- [Problem]
Transcribe the data in full and exactly, omitting any pictures.

- [Material provided]
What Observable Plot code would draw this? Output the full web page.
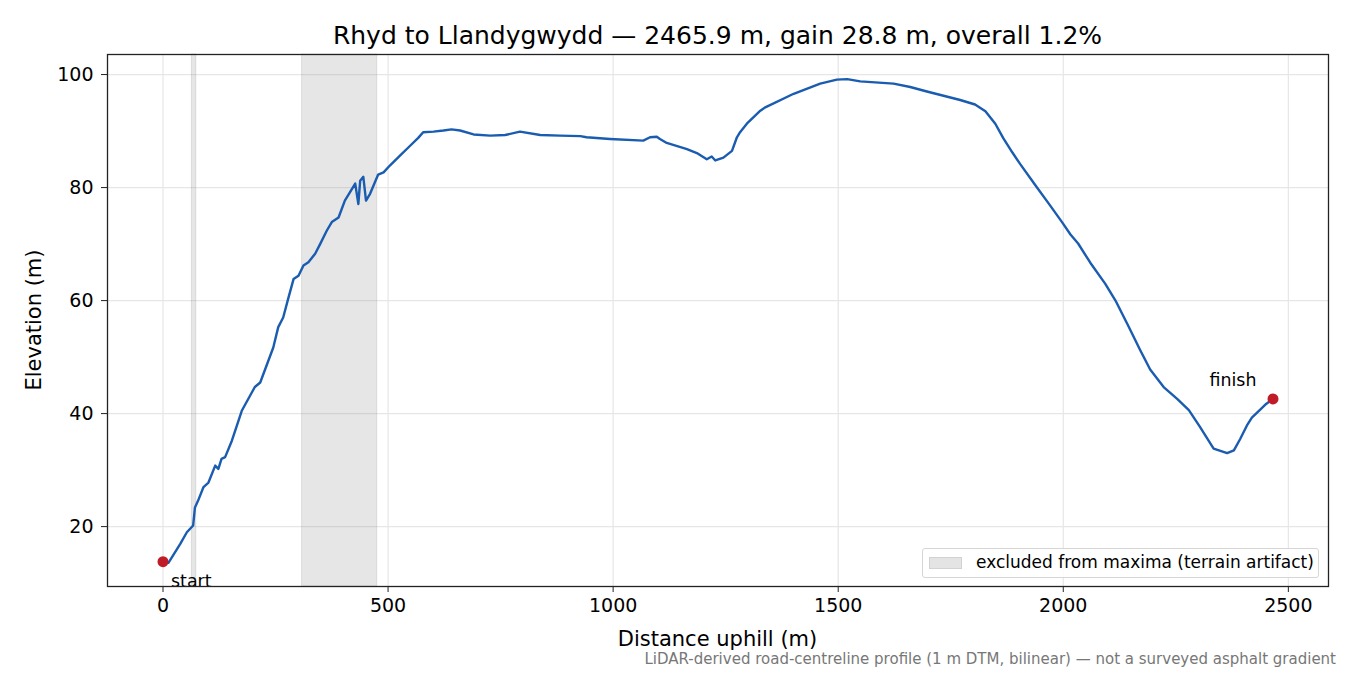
<!DOCTYPE html>
<html>
<head>
<meta charset="utf-8">
<script src="https://cdn.jsdelivr.net/npm/d3@7"></script>
<script src="https://cdn.jsdelivr.net/npm/@observablehq/plot@0.6"></script>
<style>
  html, body { margin: 0; padding: 0; background: #fff; }
  #wrap { position: relative; width: 1350px; height: 675px; font-family: "DejaVu Sans", sans-serif; color: #000; }
  #wrap svg { position: absolute; left: 0; top: 0; }
  .t { position: absolute; white-space: nowrap; line-height: 1; }
  #title { left: 0; width: 1435px; text-align: center; top: 22.5px; font-size: 25px; }
  #xlabel { left: 0; width: 1435px; text-align: center; top: 629px; font-size: 21px; }
  #ylabel { left: 34px; top: 320px; font-size: 21px; transform: translate(-50%, -50%) rotate(-90deg); }
  #caption { right: 14px; top: 651.5px; font-size: 15px; color: #777; }
  #legend { left: 922px; top: 548px; width: 397px; height: 30px; border: 1px solid #d6d6d6; border-radius: 3px; background: rgba(255,255,255,0.85); box-sizing: border-box; }
  #legend .sw { position: absolute; left: 6px; top: 8px; width: 33px; height: 12px; background: #e4e4e4; border: 1px solid #d2d2d2; box-sizing: border-box; }
  #legend .lt { position: absolute; left: 53px; top: 5px; font-size: 17px; }
</style>
</head>
<body>
<div id="wrap">
  <div id="chart"></div>
  <div class="t" id="title">Rhyd to Llandygwydd — 2465.9 m, gain 28.8 m, overall 1.2%</div>
  <div class="t" id="xlabel">Distance uphill (m)</div>
  <div class="t" id="ylabel">Elevation (m)</div>
  <div class="t" id="caption">LiDAR-derived road-centreline profile (1 m DTM, bilinear) — not a surveyed asphalt gradient</div>
  <div class="t" id="legend"><div class="sw"></div><div class="lt">excluded from maxima (terrain artifact)</div></div>
</div>
<script>
// ---- data ----
const distance = [0, 12, 38, 53, 67, 71, 78, 90, 101, 116, 123, 130, 138, 153, 175, 204, 216, 245, 256, 267, 278, 290, 301, 312, 323, 338, 349, 364, 375, 390, 404, 427, 434, 438, 445, 451, 460, 478, 490, 504, 527, 549, 567, 578, 601, 623, 641, 660, 690, 727, 760, 793, 838, 882, 927, 941, 993, 1067, 1082, 1097, 1104, 1119, 1164, 1186, 1208, 1219, 1227, 1245, 1264, 1275, 1282, 1297, 1327, 1338, 1401, 1460, 1497, 1520, 1549, 1623, 1660, 1697, 1771, 1804, 1827, 1849, 1867, 1887, 1904, 1938, 1971, 1998, 2016, 2033, 2060, 2093, 2116, 2144, 2171, 2193, 2223, 2253, 2279, 2304, 2334, 2364, 2379, 2393, 2408, 2419, 2449, 2466];
const elevation = [13.8, 13.6, 16.9, 19.0, 20.2, 23.4, 24.6, 27.0, 27.8, 30.8, 30.2, 32.0, 32.3, 35.2, 40.5, 44.7, 45.5, 51.7, 55.3, 57.0, 60.3, 63.8, 64.4, 66.2, 66.8, 68.3, 70.0, 72.4, 73.9, 74.7, 77.7, 80.7, 77.1, 81.2, 81.9, 77.7, 78.9, 82.3, 82.7, 83.9, 85.7, 87.4, 88.8, 89.8, 89.9, 90.1, 90.3, 90.1, 89.4, 89.2, 89.3, 89.9, 89.3, 89.2, 89.1, 88.9, 88.6, 88.3, 88.9, 89.0, 88.6, 87.9, 86.8, 86.1, 85.0, 85.5, 84.8, 85.3, 86.5, 88.9, 89.8, 91.3, 93.6, 94.2, 96.6, 98.4, 99.1, 99.2, 98.8, 98.4, 97.8, 97.0, 95.5, 94.7, 93.5, 91.3, 88.7, 86.2, 84.2, 80.4, 76.8, 73.8, 71.7, 70.1, 66.7, 63.0, 60.0, 55.6, 51.2, 47.8, 44.7, 42.6, 40.6, 37.6, 33.8, 33.0, 33.5, 35.5, 37.9, 39.3, 41.6, 42.6];
const excludedStart = [64, 309];
const excludedEnd = [74, 476];
const endpointLabels = ["start", "finish"];
const endpointDistance = [0, 2465.9];
const endpointElevation = [13.8, 42.6];
const xTicks = [0, 500, 1000, 1500, 2000, 2500];
const yTicks = [20, 40, 60, 80, 100];

const profile = distance.map((d, i) => ({d, e: elevation[i]}));
const bands = excludedStart.map((s, i) => ({s, e: excludedEnd[i]}));
const ends = endpointLabels.map((name, i) => ({name, d: endpointDistance[i], e: endpointElevation[i]}));

const chart = Plot.plot({
  width: 1350,
  height: 675,
  marginLeft: 107,
  marginRight: 22,
  marginTop: 54,
  marginBottom: 89,
  style: {fontFamily: "DejaVu Sans, sans-serif", background: "transparent", color: "#000"},
  x: {domain: [-123.3, 2589.2], ticks: xTicks, label: null},
  y: {domain: [9.4, 103.55], ticks: yTicks, label: null},
  marks: [
    Plot.gridX(xTicks, {stroke: "#e6e6e6", strokeOpacity: 1, strokeWidth: 1.2}),
    Plot.gridY(yTicks, {stroke: "#e6e6e6", strokeOpacity: 1, strokeWidth: 1.2}),
    Plot.rect(bands, {x1: "s", x2: "e", fill: "#808080", fillOpacity: 0.2, stroke: "#808080", strokeOpacity: 0.2, strokeWidth: 1}),
    Plot.line(profile, {x: "d", y: "e", stroke: "#1a5cb0", strokeWidth: 2.4, strokeLinejoin: "round"}),
    Plot.dot(ends, {x: "d", y: "e", fill: "#c01c28", r: 5.5}),
    Plot.text(ends.filter(d => d.name === "start"), {x: "d", y: "e", text: "name", textAnchor: "start", dx: 8, dy: 20, fontSize: 17.4}),
    Plot.text(ends.filter(d => d.name === "finish"), {x: "d", y: "e", text: "name", textAnchor: "middle", dx: -40, dy: -18, fontSize: 17.4}),
    Plot.axisX(xTicks, {tickSize: 6, tickPadding: 6, fontSize: 19, stroke: "#222", tickFormat: d3.format("d")}),
    Plot.axisY(yTicks, {tickSize: 6, tickPadding: 8, fontSize: 19, stroke: "#222", tickFormat: d3.format("d")}),
    Plot.frame({stroke: "#222", strokeWidth: 1.3})
  ]
});
document.getElementById("chart").appendChild(chart);
</script>
</body>
</html>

- [Task response]
What Observable Plot code would draw this? Output the full web page.
<!DOCTYPE html>
<html>
<head>
<meta charset="utf-8">
<script src="https://cdn.jsdelivr.net/npm/d3@7"></script>
<script src="https://cdn.jsdelivr.net/npm/@observablehq/plot@0.6"></script>
<style>
  html, body { margin: 0; padding: 0; background: #fff; }
  #wrap { position: relative; width: 1350px; height: 675px; font-family: "DejaVu Sans", sans-serif; color: #000; }
  #wrap svg { position: absolute; left: 0; top: 0; }
  .t { position: absolute; white-space: nowrap; line-height: 1; }
  #title { left: 0; width: 1435px; text-align: center; top: 22.5px; font-size: 25px; }
  #xlabel { left: 0; width: 1435px; text-align: center; top: 629px; font-size: 21px; }
  #ylabel { left: 34px; top: 320px; font-size: 21px; transform: translate(-50%, -50%) rotate(-90deg); }
  #caption { right: 14px; top: 651.5px; font-size: 15px; color: #777; }
  #legend { left: 922px; top: 548px; width: 397px; height: 30px; border: 1px solid #d6d6d6; border-radius: 3px; background: rgba(255,255,255,0.85); box-sizing: border-box; }
  #legend .sw { position: absolute; left: 6px; top: 8px; width: 33px; height: 12px; background: #e4e4e4; border: 1px solid #d2d2d2; box-sizing: border-box; }
  #legend .lt { position: absolute; left: 53px; top: 5px; font-size: 17px; }
</style>
</head>
<body>
<div id="wrap">
  <div id="chart"></div>
  <div class="t" id="title">Rhyd to Llandygwydd — 2465.9 m, gain 28.8 m, overall 1.2%</div>
  <div class="t" id="xlabel">Distance uphill (m)</div>
  <div class="t" id="ylabel">Elevation (m)</div>
  <div class="t" id="caption">LiDAR-derived road-centreline profile (1 m DTM, bilinear) — not a surveyed asphalt gradient</div>
  <div class="t" id="legend"><div class="sw"></div><div class="lt">excluded from maxima (terrain artifact)</div></div>
</div>
<script>
// ---- data ----
const distance = [0, 12, 38, 53, 67, 71, 78, 90, 101, 116, 123, 130, 138, 153, 175, 204, 216, 245, 256, 267, 278, 290, 301, 312, 323, 338, 349, 364, 375, 390, 404, 427, 434, 438, 445, 451, 460, 478, 490, 504, 527, 549, 567, 578, 601, 623, 641, 660, 690, 727, 760, 793, 838, 882, 927, 941, 993, 1067, 1082, 1097, 1104, 1119, 1164, 1186, 1208, 1219, 1227, 1245, 1264, 1275, 1282, 1297, 1327, 1338, 1401, 1460, 1497, 1520, 1549, 1623, 1660, 1697, 1771, 1804, 1827, 1849, 1867, 1887, 1904, 1938, 1971, 1998, 2016, 2033, 2060, 2093, 2116, 2144, 2171, 2193, 2223, 2253, 2279, 2304, 2334, 2364, 2379, 2393, 2408, 2419, 2449, 2466];
const elevation = [13.8, 13.6, 16.9, 19.0, 20.2, 23.4, 24.6, 27.0, 27.8, 30.8, 30.2, 32.0, 32.3, 35.2, 40.5, 44.7, 45.5, 51.7, 55.3, 57.0, 60.3, 63.8, 64.4, 66.2, 66.8, 68.3, 70.0, 72.4, 73.9, 74.7, 77.7, 80.7, 77.1, 81.2, 81.9, 77.7, 78.9, 82.3, 82.7, 83.9, 85.7, 87.4, 88.8, 89.8, 89.9, 90.1, 90.3, 90.1, 89.4, 89.2, 89.3, 89.9, 89.3, 89.2, 89.1, 88.9, 88.6, 88.3, 88.9, 89.0, 88.6, 87.9, 86.8, 86.1, 85.0, 85.5, 84.8, 85.3, 86.5, 88.9, 89.8, 91.3, 93.6, 94.2, 96.6, 98.4, 99.1, 99.2, 98.8, 98.4, 97.8, 97.0, 95.5, 94.7, 93.5, 91.3, 88.7, 86.2, 84.2, 80.4, 76.8, 73.8, 71.7, 70.1, 66.7, 63.0, 60.0, 55.6, 51.2, 47.8, 44.7, 42.6, 40.6, 37.6, 33.8, 33.0, 33.5, 35.5, 37.9, 39.3, 41.6, 42.6];
const excludedStart = [64, 309];
const excludedEnd = [74, 476];
const endpointLabels = ["start", "finish"];
const endpointDistance = [0, 2465.9];
const endpointElevation = [13.8, 42.6];
const xTicks = [0, 500, 1000, 1500, 2000, 2500];
const yTicks = [20, 40, 60, 80, 100];

const profile = distance.map((d, i) => ({d, e: elevation[i]}));
const bands = excludedStart.map((s, i) => ({s, e: excludedEnd[i]}));
const ends = endpointLabels.map((name, i) => ({name, d: endpointDistance[i], e: endpointElevation[i]}));

const chart = Plot.plot({
  width: 1350,
  height: 675,
  marginLeft: 107,
  marginRight: 22,
  marginTop: 54,
  marginBottom: 89,
  style: {fontFamily: "DejaVu Sans, sans-serif", background: "transparent", color: "#000"},
  x: {domain: [-123.3, 2589.2], ticks: xTicks, label: null},
  y: {domain: [9.4, 103.55], ticks: yTicks, label: null},
  marks: [
    Plot.gridX(xTicks, {stroke: "#e6e6e6", strokeOpacity: 1, strokeWidth: 1.2}),
    Plot.gridY(yTicks, {stroke: "#e6e6e6", strokeOpacity: 1, strokeWidth: 1.2}),
    Plot.rect(bands, {x1: "s", x2: "e", fill: "#808080", fillOpacity: 0.2, stroke: "#808080", strokeOpacity: 0.2, strokeWidth: 1}),
    Plot.line(profile, {x: "d", y: "e", stroke: "#1a5cb0", strokeWidth: 2.4, strokeLinejoin: "round"}),
    Plot.dot(ends, {x: "d", y: "e", fill: "#c01c28", r: 5.5}),
    Plot.text(ends.filter(d => d.name === "start"), {x: "d", y: "e", text: "name", textAnchor: "start", dx: 8, dy: 20, fontSize: 17.4}),
    Plot.text(ends.filter(d => d.name === "finish"), {x: "d", y: "e", text: "name", textAnchor: "middle", dx: -40, dy: -18, fontSize: 17.4}),
    Plot.axisX(xTicks, {tickSize: 6, tickPadding: 6, fontSize: 19, stroke: "#222", tickFormat: d3.format("d")}),
    Plot.axisY(yTicks, {tickSize: 6, tickPadding: 8, fontSize: 19, stroke: "#222", tickFormat: d3.format("d")}),
    Plot.frame({stroke: "#222", strokeWidth: 1.3})
  ]
});
document.getElementById("chart").appendChild(chart);
</script>
</body>
</html>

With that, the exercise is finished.